Along with them, what other writers do you see as having a big impact on Gate Crashers? And I just mean on Gate Crashers, not on your Children Of A Dead Earth novels, The Ark, Trident’s Forge, and Children Of The Divide.
I’m a big David Webber fan. He gets a pretty solid shout-out/takedown in one of the later battle scenes.
How about non-literary influences, such as movies, TV shows, or video games; did any of those have an influence on Gate Crashers?
Futurama certainly did, and maybe Guardians Of The Galaxy later in the rewrite process. But honestly, there’s been a bit of a sci-fi comedy desert since Douglas Adams passed away. I was trying to take up that torch to some degree.
As I mentioned, you previously wrote a trilogy called the Children of A Dead Earth series. Is Gate Crashers also part of a series?
Well, Tor paid me for three books, so it better be part of a series or I’m in a great deal of trouble. Gate Crashers is not meant to be the first book in an ongoing plot, but an introduction to an entire universe of characters and stories to tell.
What can you tell us about this new series? Does it have a name, will it be ongoing or a set number of books…?
The universe we’re introducing readers to in Gate Crashers is called The Breach. So far, it’s part of a three-book deal, guaranteeing at least two more. The next book coming from the breach is called Starship Repo, comes out next June, and is exactly what it sounds like. I’ve got a teenage human girl runaway who get tangled up in some shady stuff and her only escape route is to join a crew of aliens who reposes starships from rich aliens who fell behind on their payments. It’s spectacular.
As you know, some people like to wait until all the books in a trilogy or whatever are out, and then read them all in a row. Is there any reason why they should do that with Gate Crashers? Or shouldn’t?
M’kay. I’m trying to remain calm here, because I too have grown accustomed to the binge-consumption culture promoted by Netflix, Hulu, Amazon Prime, what have you. But, as an author, working in this medium, I can’t stress this hard enough: Don’t wait until a series is over to buy it or there won’t be a series to buy. Publishers won’t just float you seven books worth of advances hoping it’ll all pay off the better part of a decade from now. That’s not how the economy operates here.
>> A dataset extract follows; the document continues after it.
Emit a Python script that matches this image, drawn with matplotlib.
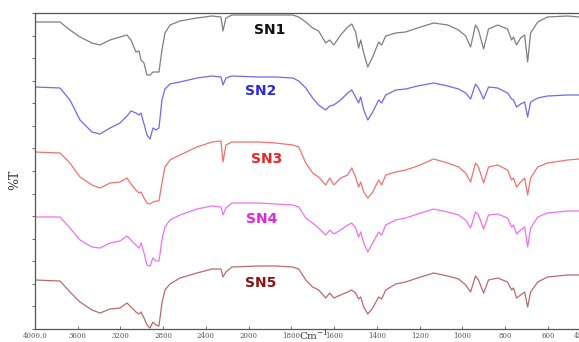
import numpy as np
import matplotlib
matplotlib.use("Agg")
import matplotlib.pyplot as plt

# Wavenumbers (cm-1) shared by all spectra
wavenumber = [4000, 3766, 3673, 3579, 3467, 3392, 3298, 3205, 3139, 3102,
              3055, 3027, 3008, 2980, 2952, 2924, 2896, 2868, 2840, 2812,
              2784, 2737, 2644, 2484, 2344, 2260, 2241, 2213, 2157, 1953,
              1874, 1794, 1766, 1733, 1701, 1673, 1640, 1621, 1602, 1570,
              1537, 1518, 1500, 1486, 1476, 1462, 1443, 1420, 1392, 1378,
              1359, 1312, 1266, 1210, 1135, 1069, 1018, 985, 962, 939,
              925, 901, 878, 835, 789, 770, 761, 747, 728, 709,
              695, 681, 648, 602, 508, 452]

# Transmittance (stacked, arbitrary units)
sn1 = [307, 307, 299, 292, 286, 284, 289, 292, 294, 289,
       277, 278, 269, 266, 254, 254, 257, 257, 257, 279,
       296, 304, 308, 311, 313, 312, 298, 311, 314, 314,
       314, 314, 312, 307, 301, 298, 286, 289, 284, 294,
       302, 305, 297, 281, 289, 276, 262, 272, 287, 284,
       293, 296, 297, 301, 306, 304, 299, 293, 282, 304,
       299, 280, 300, 304, 300, 289, 292, 284, 291, 294,
       267, 296, 307, 312, 313, 312]
sn2 = [242, 241, 229, 209, 197, 195, 201, 206, 213, 218,
       216, 214, 216, 205, 194, 190, 201, 199, 201, 229,
       240, 245, 247, 251, 253, 252, 244, 251, 253, 252,
       252, 251, 248, 241, 231, 224, 219, 223, 224, 229,
       236, 239, 232, 226, 232, 219, 209, 217, 229, 226,
       234, 239, 240, 243, 246, 243, 240, 236, 230, 245,
       241, 230, 242, 241, 236, 230, 229, 222, 225, 227,
       212, 227, 231, 233, 234, 234]
sn3 = [177, 176, 166, 152, 144, 141, 146, 147, 151, 145,
       139, 136, 137, 131, 126, 125, 127, 128, 128, 146,
       162, 169, 174, 182, 187, 188, 167, 184, 187, 187,
       186, 184, 182, 166, 156, 152, 144, 151, 144, 151,
       154, 161, 152, 142, 147, 137, 131, 137, 149, 144,
       154, 157, 159, 163, 170, 166, 162, 156, 147, 166,
       162, 146, 162, 164, 159, 149, 151, 142, 147, 151,
       134, 151, 162, 166, 169, 170]
sn4 = [112, 112, 101, 89, 82, 81, 86, 88, 93, 89,
       84, 81, 86, 76, 64, 63, 71, 68, 68, 89,
       102, 109, 114, 120, 123, 122, 114, 121, 126, 126,
       125, 124, 122, 111, 106, 101, 94, 99, 95, 99,
       104, 106, 101, 92, 97, 86, 77, 86, 97, 94,
       104, 109, 111, 115, 120, 117, 114, 109, 101, 117,
       114, 100, 114, 115, 111, 102, 104, 95, 99, 102,
       82, 101, 112, 116, 118, 118]
sn5 = [49, 48, 37, 27, 19, 16, 20, 21, 26, 22,
       17, 15, 17, 11, 4, 1, 7, 4, 3, 26,
       39, 45, 51, 56, 60, 60, 52, 57, 62, 63,
       63, 62, 60, 49, 42, 39, 31, 36, 31, 34,
       37, 39, 36, 30, 32, 22, 15, 21, 32, 30,
       39, 45, 47, 51, 56, 53, 50, 44, 37, 53,
       49, 36, 49, 51, 47, 39, 41, 31, 34, 37,
       22, 37, 47, 52, 54, 54]

names = ["SN1", "SN2", "SN3", "SN4", "SN5"]
series = [sn1, sn2, sn3, sn4, sn5]
line_colors = ["#7f7f7f", "#6b6bf0", "#f07272", "#f070f0", "#b86b6b"]
label_colors = ["#111111", "#2a2ae0", "#e82626", "#e024e0", "#8a1414"]
label_wn = [1902, 1944, 1916, 1939, 1944]
label_t = [299, 238, 170, 110, 46]

xticks = [4000, 3600, 3200, 2800, 2400, 2000, 1800, 1600, 1400, 1200, 1000, 800, 600, 450]
xtick_labels = ["4000.0", "3600", "3200", "2800", "2400", "2000", "1800",
                "1600", "1400", "1200", "1000", "800", "600", "450"]


def fwd(x):
    x = np.asarray(x, dtype=float)
    return np.where(x >= 2000, x, 2 * x - 2000)


def inv(u):
    u = np.asarray(u, dtype=float)
    return np.where(u >= 2000, u, (u + 2000) / 2)


fig = plt.figure(figsize=(5.79, 3.42), dpi=100)
ax = fig.add_axes([35 / 579, 13 / 342, 545 / 579, 316 / 342])
ax.set_xscale("function", functions=(fwd, inv))

for name, vals, lc, tc, lx, ly in zip(names, series, line_colors, label_colors, label_wn, label_t):
    ax.plot(wavenumber, vals, color=lc, lw=0.9)
    ax.text(lx, ly, name, color=tc, fontsize=10, fontweight="bold",
            ha="center", va="center", family="DejaVu Sans")

ax.set_xlim(4000, 450)
ax.set_ylim(0, 316)
ax.set_xticks(xticks)
ax.set_xticklabels(xtick_labels, fontsize=5, color="#555555", family="DejaVu Serif")
ax.set_yticks(np.linspace(0, 316, 15))
ax.set_yticklabels([])
ax.xaxis.set_minor_locator(matplotlib.ticker.NullLocator())
ax.tick_params(axis="x", direction="in", length=2, width=0.6, color="#555555", pad=2.5)
ax.tick_params(axis="y", direction="out", length=2, width=0.6, color="#555555")

for side in ["left", "bottom", "top"]:
    ax.spines[side].set_color("#555555")
    ax.spines[side].set_linewidth(0.9)
ax.spines["right"].set_visible(False)

fig.text(15 / 579, 1 - 180 / 342, "%T", rotation=90, fontsize=9, family="DejaVu Serif",
         ha="center", va="center", color="#333333")
fig.text(299 / 579, 1 - 335 / 342, r"Cm$^{\mathregular{-1}}$", fontsize=7.5,
         family="DejaVu Serif", ha="left", va="center", color="#333333")

fig.savefig("out.png", dpi=100)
If Book One doesn’t sell well, or Book Two has a big drop off, there will not be a Book Three. And then not only will you discover books you love years later only to find out they end at a completely unsatisfying cliffhanger, but the author will probably already be dead, or stuck in a cubicle because their shot at the big leagues didn’t pan out, which is a fate worse than death. Buy books you think you’ll like as they come out, or so help me, I will personally hunt you down like a dog.
Earlier I asked about the movies, TV shows, and video games that may have influenced Gate Crashers. But has any interesting in adapting Gate Crashers into a movie, show, or game?
Not as of yet, but I’m certainly open to the idea. I’ve already written a screenplay adaptation of my debut novel, The Ark, which was quite a challenge. In light of that experience, I think Gate Crashers would be better served as a miniseries, or one-off season of television. It would be very difficult to cram it into a ninety minute or two hour screenplay.
If Gate Crashers was to be adapted into a TV show, then who would you like to see them cast in the main roles?
Finally, if someone enjoys Gate Crashers, what funny sci-fi novel of someone else’s would you suggest they read next? Aside from the Adams and Scalzi ones we already talked about, of course.
Oh, that’s the easiest question yet. Becky Chambers’ A Long Way To A Small Angry Planet, and Cat Valente’s Space Opera. They captured exactly the niche and atmosphere I wanted to get into when I first started writing this thing back in 2009. They beat me to market, but also cleared the path for a new generation of sci-fi comedy to be taken seriously by mainstream audiences, and I’m grateful for their trail-blazing efforts. This long-underserved subgenre is blooming in the desert thanks to their efforts, and I’m ecstatic to be a small — but growing — part of it.